I was thrilled to find it in the book.
Two of the verses resonated with me. Each verse of the entire poem mentioned a character from Charles Dickens’s books:
There came a ship of stranger seeming still,
With ‘Curiosities’ in plenty stored,
And thousands crowded ‘round her with one will’
To view the passengers she had on board,
And one there was… her name was ‘Little Nell’…
The people much admired, and loved full well,
And many wept, and lingered by her side,
When, wearily, she laid her down and died.
And so, the millions, eager to confess
The pleasures they from his creations drew,
Hastened to praise, and glorify, and bless
The telling man whose face they hardly knew,
Who, in his lonely room, worked for his goal,
With busy brain and tender, yearning soul,
And with his good pen built and rigged and manned
The noble argosies his genius planned.
Such a grand poem from one genius for another.
Robin and I both loved the works of Charles Dickens.
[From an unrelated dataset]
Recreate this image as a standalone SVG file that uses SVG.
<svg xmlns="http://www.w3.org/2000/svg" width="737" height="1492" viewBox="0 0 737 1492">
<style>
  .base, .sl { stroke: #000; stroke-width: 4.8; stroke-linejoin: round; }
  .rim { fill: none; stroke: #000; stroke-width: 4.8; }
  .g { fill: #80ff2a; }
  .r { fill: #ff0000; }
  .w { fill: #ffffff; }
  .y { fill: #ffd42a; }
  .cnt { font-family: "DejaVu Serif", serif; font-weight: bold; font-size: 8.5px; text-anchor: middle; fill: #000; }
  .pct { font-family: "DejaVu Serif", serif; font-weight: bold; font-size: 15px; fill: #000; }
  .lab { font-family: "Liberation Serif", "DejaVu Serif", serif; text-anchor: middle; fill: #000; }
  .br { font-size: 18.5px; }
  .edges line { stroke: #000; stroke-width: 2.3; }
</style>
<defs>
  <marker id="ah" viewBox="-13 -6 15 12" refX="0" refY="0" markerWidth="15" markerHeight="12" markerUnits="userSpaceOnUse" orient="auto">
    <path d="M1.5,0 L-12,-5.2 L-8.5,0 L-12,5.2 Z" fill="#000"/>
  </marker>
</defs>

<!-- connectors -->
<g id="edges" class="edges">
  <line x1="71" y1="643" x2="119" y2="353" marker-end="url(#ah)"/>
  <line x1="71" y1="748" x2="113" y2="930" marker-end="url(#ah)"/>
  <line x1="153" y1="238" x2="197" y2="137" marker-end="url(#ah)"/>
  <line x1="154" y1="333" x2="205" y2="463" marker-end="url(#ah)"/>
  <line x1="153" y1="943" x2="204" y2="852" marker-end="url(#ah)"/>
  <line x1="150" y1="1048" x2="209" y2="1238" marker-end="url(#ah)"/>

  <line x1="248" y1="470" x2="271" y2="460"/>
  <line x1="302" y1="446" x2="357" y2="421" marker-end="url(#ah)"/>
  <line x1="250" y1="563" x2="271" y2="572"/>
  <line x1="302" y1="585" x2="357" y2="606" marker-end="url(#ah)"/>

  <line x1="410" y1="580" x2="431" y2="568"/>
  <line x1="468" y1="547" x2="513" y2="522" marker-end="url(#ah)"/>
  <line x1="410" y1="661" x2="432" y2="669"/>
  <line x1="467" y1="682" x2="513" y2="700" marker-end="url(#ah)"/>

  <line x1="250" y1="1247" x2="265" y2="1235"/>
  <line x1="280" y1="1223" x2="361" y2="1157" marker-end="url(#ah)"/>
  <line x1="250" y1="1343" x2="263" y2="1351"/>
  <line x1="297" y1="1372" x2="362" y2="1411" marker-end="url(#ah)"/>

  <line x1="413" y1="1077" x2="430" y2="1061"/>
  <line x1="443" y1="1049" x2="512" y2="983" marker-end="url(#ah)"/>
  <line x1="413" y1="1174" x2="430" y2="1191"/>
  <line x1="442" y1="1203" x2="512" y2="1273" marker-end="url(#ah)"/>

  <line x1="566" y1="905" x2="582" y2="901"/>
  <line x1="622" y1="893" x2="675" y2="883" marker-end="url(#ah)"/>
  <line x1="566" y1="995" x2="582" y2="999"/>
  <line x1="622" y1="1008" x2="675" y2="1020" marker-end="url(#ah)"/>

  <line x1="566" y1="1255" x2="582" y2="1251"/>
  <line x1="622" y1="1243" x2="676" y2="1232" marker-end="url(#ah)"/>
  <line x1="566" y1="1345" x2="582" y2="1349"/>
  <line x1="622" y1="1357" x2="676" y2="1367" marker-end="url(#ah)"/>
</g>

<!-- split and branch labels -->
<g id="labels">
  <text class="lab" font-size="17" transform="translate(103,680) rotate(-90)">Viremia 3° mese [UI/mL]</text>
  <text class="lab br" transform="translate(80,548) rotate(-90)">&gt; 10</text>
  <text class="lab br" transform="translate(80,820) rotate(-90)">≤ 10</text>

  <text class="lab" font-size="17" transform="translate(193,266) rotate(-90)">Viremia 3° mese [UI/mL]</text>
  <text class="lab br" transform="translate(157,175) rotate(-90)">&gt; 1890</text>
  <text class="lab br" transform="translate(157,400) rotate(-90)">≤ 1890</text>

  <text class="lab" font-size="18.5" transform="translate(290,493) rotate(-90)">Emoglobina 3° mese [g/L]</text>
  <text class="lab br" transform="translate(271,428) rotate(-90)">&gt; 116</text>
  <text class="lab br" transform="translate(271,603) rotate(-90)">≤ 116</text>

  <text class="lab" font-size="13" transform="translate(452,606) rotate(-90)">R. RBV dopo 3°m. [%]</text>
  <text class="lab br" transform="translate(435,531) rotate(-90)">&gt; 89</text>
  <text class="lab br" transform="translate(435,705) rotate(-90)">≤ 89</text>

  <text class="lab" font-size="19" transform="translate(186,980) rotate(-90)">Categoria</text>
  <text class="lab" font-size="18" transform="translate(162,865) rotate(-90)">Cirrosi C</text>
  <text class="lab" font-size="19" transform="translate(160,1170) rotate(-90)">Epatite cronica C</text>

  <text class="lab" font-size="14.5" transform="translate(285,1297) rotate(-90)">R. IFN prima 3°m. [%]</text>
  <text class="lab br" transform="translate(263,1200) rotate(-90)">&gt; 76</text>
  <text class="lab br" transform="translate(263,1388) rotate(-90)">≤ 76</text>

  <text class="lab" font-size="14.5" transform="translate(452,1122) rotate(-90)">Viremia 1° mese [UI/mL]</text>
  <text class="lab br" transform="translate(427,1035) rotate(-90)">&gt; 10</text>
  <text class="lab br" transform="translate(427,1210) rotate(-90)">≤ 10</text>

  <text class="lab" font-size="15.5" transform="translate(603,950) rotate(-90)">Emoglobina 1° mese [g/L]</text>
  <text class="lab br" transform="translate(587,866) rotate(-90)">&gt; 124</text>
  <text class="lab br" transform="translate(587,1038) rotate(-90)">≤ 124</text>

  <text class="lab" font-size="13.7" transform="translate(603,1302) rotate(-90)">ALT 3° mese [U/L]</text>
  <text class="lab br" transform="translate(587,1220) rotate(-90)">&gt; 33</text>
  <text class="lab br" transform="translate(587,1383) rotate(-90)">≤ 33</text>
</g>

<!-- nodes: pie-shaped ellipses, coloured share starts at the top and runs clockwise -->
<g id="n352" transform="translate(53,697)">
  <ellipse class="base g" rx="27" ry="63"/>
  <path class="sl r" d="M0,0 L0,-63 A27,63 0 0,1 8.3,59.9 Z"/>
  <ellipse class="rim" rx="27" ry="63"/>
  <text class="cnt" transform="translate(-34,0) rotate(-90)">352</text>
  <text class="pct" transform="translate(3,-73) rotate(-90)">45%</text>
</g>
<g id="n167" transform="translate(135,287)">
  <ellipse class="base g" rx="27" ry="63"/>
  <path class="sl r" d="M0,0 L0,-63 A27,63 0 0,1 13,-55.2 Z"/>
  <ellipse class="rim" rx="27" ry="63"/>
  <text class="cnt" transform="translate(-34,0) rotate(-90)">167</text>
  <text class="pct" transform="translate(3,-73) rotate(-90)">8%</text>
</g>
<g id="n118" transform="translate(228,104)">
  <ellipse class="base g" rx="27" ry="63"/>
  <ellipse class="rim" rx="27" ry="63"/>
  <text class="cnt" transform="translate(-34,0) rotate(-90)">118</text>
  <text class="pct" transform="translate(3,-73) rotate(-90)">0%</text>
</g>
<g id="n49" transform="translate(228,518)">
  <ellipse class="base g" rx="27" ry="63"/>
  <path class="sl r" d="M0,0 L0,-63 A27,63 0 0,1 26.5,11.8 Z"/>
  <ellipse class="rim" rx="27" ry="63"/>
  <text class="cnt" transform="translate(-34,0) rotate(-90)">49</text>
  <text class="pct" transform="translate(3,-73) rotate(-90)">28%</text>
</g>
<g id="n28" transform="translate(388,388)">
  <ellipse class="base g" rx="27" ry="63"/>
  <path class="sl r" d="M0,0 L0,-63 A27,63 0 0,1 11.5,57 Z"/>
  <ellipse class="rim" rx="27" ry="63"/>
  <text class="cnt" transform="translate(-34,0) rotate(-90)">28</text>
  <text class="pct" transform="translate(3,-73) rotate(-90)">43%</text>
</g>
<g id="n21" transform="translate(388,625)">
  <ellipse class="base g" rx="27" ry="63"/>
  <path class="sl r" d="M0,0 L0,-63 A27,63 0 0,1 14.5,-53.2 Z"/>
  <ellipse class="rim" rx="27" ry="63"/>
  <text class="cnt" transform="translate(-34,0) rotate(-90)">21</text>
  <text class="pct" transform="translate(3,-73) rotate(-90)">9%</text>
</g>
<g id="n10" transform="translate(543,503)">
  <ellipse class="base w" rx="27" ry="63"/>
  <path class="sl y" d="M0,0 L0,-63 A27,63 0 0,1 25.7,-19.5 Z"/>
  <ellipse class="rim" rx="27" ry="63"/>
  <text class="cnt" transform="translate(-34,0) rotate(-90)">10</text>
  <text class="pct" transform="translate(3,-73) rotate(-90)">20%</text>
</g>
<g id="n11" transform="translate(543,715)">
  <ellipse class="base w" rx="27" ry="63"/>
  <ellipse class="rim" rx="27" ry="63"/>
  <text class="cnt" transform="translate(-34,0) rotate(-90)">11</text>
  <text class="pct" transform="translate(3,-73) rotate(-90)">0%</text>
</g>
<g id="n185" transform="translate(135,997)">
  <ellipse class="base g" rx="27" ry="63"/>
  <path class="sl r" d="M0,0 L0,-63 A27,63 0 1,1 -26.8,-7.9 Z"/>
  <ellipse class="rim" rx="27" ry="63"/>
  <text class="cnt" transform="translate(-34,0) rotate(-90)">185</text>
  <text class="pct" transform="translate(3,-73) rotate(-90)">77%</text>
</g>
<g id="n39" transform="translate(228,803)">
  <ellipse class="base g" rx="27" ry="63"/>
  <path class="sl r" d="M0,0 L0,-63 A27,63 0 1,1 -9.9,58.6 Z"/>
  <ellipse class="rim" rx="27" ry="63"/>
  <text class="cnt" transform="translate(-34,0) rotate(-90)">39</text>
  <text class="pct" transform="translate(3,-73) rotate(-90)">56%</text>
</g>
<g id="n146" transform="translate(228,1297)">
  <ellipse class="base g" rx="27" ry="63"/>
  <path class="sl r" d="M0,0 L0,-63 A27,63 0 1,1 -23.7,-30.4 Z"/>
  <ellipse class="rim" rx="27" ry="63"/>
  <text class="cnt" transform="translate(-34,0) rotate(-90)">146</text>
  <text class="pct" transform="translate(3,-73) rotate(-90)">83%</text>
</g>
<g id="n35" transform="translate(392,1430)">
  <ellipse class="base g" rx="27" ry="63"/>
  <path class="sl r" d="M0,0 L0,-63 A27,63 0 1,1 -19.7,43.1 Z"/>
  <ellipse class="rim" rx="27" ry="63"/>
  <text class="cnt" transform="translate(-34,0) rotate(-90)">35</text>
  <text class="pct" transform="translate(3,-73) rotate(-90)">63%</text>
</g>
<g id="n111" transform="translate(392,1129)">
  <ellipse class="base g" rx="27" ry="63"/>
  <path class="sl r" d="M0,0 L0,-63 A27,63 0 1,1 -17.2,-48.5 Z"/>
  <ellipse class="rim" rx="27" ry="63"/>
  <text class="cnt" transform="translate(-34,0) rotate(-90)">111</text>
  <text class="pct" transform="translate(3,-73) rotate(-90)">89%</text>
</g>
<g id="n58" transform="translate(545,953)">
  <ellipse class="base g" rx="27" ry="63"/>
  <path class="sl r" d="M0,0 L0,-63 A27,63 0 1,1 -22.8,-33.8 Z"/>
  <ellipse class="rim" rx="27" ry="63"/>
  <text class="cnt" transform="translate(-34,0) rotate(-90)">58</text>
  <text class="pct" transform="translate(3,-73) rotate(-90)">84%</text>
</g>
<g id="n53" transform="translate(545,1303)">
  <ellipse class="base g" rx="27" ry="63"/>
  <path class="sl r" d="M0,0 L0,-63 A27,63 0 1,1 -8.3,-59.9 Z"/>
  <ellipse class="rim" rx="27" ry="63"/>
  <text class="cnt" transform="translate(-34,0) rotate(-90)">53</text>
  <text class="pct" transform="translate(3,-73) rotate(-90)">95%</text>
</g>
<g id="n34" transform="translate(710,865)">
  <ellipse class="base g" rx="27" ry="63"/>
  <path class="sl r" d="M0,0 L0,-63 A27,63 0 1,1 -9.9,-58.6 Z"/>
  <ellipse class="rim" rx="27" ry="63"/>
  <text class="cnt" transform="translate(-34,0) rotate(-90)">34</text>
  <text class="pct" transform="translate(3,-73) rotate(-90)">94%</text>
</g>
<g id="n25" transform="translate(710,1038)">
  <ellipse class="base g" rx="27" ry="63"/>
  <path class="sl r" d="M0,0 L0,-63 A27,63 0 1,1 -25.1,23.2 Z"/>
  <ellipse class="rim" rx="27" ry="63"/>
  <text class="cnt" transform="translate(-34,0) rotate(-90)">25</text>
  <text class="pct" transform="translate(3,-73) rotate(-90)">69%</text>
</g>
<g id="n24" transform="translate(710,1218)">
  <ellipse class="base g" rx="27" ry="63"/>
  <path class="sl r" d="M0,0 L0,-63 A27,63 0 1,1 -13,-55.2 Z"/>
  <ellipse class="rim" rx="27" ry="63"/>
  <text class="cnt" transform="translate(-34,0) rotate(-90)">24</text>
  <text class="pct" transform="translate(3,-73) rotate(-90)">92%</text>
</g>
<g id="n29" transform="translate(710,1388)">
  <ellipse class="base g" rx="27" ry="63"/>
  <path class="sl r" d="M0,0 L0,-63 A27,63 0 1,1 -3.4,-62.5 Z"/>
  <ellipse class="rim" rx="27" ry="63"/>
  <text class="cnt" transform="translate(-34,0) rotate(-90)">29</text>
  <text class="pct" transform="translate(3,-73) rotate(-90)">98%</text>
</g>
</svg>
Our house on Long Island was named ‘Gad’s Hill’ after ‘Gad’s Hill Place’, the home of Charles Dickens.
I am grateful to have found the American author Will Carleton. I wondered if he was related to William Carleton, an author from County Tyrone. He wasn’t, but they had similar interests in rural life.
Dwina***
What a treasure! Loved the wife and the handsom’er man!
Today he had been a country music writer of songs, and perhaps a singer too.